Adam Hunter, general manager of the Laurel store, acknowledged that the popularity of digital music has led to the chain selling “everything needed to contribute to making music electronically,” he said, while adding that aficionados of that market might “even get into regular music, because the electronic mode was a gateway.
“Bear in mind that the electronic musicians need synthesizers, beat machines and ProTools [a popular mixing] boards, so they need at least some equipment,” he said. “It’s all about finding your sound.”
As for customers who prefer traditional instruments, Guitar Center gives “lots of lessons, too,” Hunter said. “We just opened in September, but we already have seven instructors and more than 100 students.”
Reaching the Kids
As for Guitar Center opening in an area that has been served mostly by small retailers, Hunter thinks everyone can coexist. “I don’t think we’re hurting any of the smaller stores. Most times, they’re selling something we don’t focus on, anyway,” he said, adding, “and new guitar players are born every day.”
And most of those small retailers seem to keep moving right along. At the National Association of Music Merchants convention three years ago, Bill’s Music was saluted for having been in business for a half-century.
“Only about 20 stores in the U.S.” have enjoyed such a run, Higgins said. “At one time, Washington Music Center [of Silver Spring, which turns 60 this year] was our main competition.”
These days, Higgins is concentrating on keeping the old-schoolers happy, as well as giving kids who may have first experienced music online reasons to visit Bill’s.
“We plan on being here at least another 50 years, but we have to keep offering better service and more options,” he said. “You’ve got to be on your game.”
In Tune With His First Love
Despite the popularity of digital sounds and hip-hop, as well as murmurs about the “death” of rock music, industrious sorts can still make some nice extra cash, and perhaps a solid (maybe, in time, lucrative) living, by setting up shop to build, repair and sell guitars.
Such efforts more than paid off with Maryland’s own guitar guru/hustler-made-good, Paul Reed Smith. On that note, meet Glen Burnie’s Dave Treude.
His life-long love of stringed instruments was spurred anew about two years ago by Treude’s fiancée, who encouraged him to set up the modest, yet well-equipped, Treude Guitar Shop at their home.
“The majority of what I’ve sold so far are cigar box guitars, and cigar box and standard ukuleles, which are a little unusual compared to what you’d find at Bill’s,” etc., he said. Other projects have included building several “Partscasters,” repairing and refinishing miscellaneous guitars for customers, and even building two themed electric guitars: a Nintendo NES game system and a Star Wars Millennium Falcon, from what he terms “donor” guitars.

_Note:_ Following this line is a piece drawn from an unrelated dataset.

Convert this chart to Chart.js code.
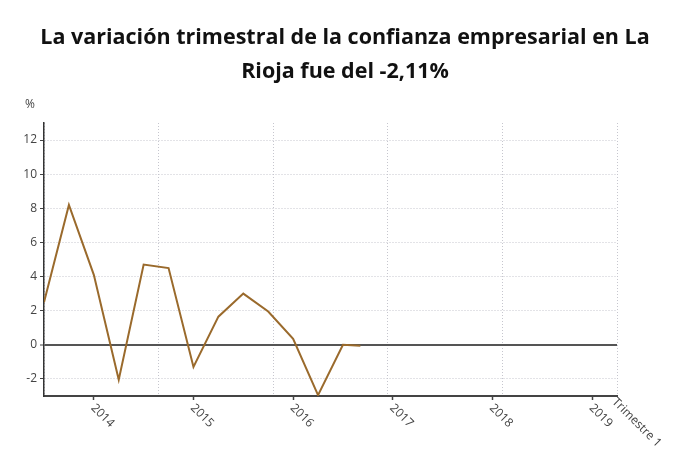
<!DOCTYPE html>
<html>
<head>
<meta charset="utf-8">
<script src="https://cdn.jsdelivr.net/npm/chart.js@4/dist/chart.umd.min.js"></script>
<style>
html,body{margin:0;padding:0;background:#fff;}
#wrap{width:690px;height:465px;}
</style>
</head>
<body>
<div id="wrap"><canvas id="c" width="690" height="465"></canvas></div>
<script>
const titleLines = ['La variación trimestral de la confianza empresarial en La', 'Rioja fue del -2,11%'];
const unitLabel = '%';
const axisLabel = 'Trimestre 1';
// x position in quarters (0 = 3rd quarter 2013); last point is where the line stops in the picture
const quarterIdx = [0, 1, 2, 3, 4, 5, 6, 7, 8, 9, 10, 11, 12, 12.7];
const values = [2.5, 8.2, 4.1, -2.05, 4.7, 4.5, -1.3, 1.65, 3.0, 1.95, 0.35, -2.95, 0.0, -0.05];
const yearTickPos = [2, 6, 10, 14, 18, 22];
const yearLabels = ['2014', '2015', '2016', '2017', '2018', '2019'];
const gridPos = [0, 4.6, 9.2, 13.8, 18.4, 23];
const yTicks = [-2, 0, 2, 4, 6, 8, 10, 12];
const xMin = 0, xMax = 23, yMin = -3, yMax = 13;

const FONT = "'Open Sans', 'Noto Sans', sans-serif";

const labelPlugin = {
  id: 'rotLabels',
  afterDraw(chart) {
    const ctx = chart.ctx;
    const xs = chart.scales.x;
    const ys = chart.scales.y;
    ctx.save();
    ctx.fillStyle = '#444';
    ctx.font = '12px ' + FONT;
    ctx.textAlign = 'left';
    ctx.textBaseline = 'middle';
    yearTickPos.forEach((v, i) => {
      const px = xs.getPixelForValue(v);
      ctx.save();
      ctx.translate(px - 1, xs.top + 10);
      ctx.rotate(Math.PI / 4);
      ctx.fillText(yearLabels[i], 0, 0);
      ctx.restore();
    });
    const pe = xs.getPixelForValue(xMax);
    ctx.save();
    ctx.translate(pe - 3, xs.top + 4);
    ctx.rotate(Math.PI / 4);
    ctx.fillText(axisLabel, 0, 0);
    ctx.restore();
    ctx.fillText(unitLabel, ys.left + 25, chart.chartArea.top - 18);
    ctx.restore();
  }
};

new Chart(document.getElementById('c'), {
  type: 'line',
  data: {
    datasets: [{
      data: quarterIdx.map((x, i) => ({ x: x, y: values[i] })),
      borderColor: '#9a6a2c',
      borderWidth: 2,
      pointRadius: 0,
      tension: 0,
      fill: false
    }]
  },
  options: {
    responsive: false,
    animation: false,
    layout: { padding: { left: 0, right: 0, top: 0, bottom: 65 } },
    plugins: {
      legend: { display: false },
      tooltip: { enabled: false },
      title: {
        display: true,
        text: titleLines,
        color: '#111',
        font: { family: FONT, size: 21.5, weight: 'bold', lineHeight: 34 / 21.5 },
        padding: { top: 21, bottom: 34 }
      }
    },
    scales: {
      x: {
        type: 'linear',
        position: 'bottom',
        min: xMin, max: xMax,
        afterBuildTicks: s => { s.ticks = yearTickPos.map(v => ({ value: v })); },
        ticks: { display: false },
        grid: { drawOnChartArea: false, drawTicks: true, tickLength: 4, tickColor: '#444', tickWidth: 1.5 },
        border: { display: true, color: '#444', width: 2 }
      },
      x2: {
        type: 'linear',
        position: 'bottom',
        min: xMin, max: xMax,
        afterBuildTicks: s => { s.ticks = gridPos.map(v => ({ value: v })); },
        ticks: { display: false },
        grid: { drawOnChartArea: true, drawTicks: false, color: '#c6c6ce', lineWidth: 1 },
        border: { display: false, dash: [1, 2] }
      },
      y: {
        type: 'linear',
        min: yMin, max: yMax,
        afterBuildTicks: s => { s.ticks = yTicks.map(v => ({ value: v })); },
        afterFit: s => { s.width = 44; },
        ticks: { color: '#444', font: { family: FONT, size: 12 }, padding: 3 },
        grid: {
          color: c => (c.tick && c.tick.value === 0) ? '#555' : '#c6c6ce',
          lineWidth: c => (c.tick && c.tick.value === 0) ? 2 : 1,
          drawTicks: true, tickLength: 4, tickColor: '#444', tickWidth: 1
        },
        border: {
          display: true, color: '#333', width: 1.5,
          dash: c => (c.tick && c.tick.value === 0) ? [] : [1, 2]
        }
      },
      yR: {
        type: 'linear',
        position: 'right',
        min: yMin, max: yMax,
        afterFit: s => { s.width = 73; },
        ticks: { display: false },
        grid: { display: false },
        border: { display: false }
      }
    }
  },
  plugins: [labelPlugin]
});
</script>
</body>
</html>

Treude is also set up to do any type of guitar work, from paint and customizations to setups and electrical repair, in his shop (saving some work for a computerized CNC milling machine that a friend provides).
In 2017, Treude built and repaired upwards of 35 stringed instruments that have sold for from $100 and up. What does he love best? Reclaiming old cigar boxes and turning them into stringed instruments “and whatever other projects I can get my hands on,” he said. “It’s very rewarding.”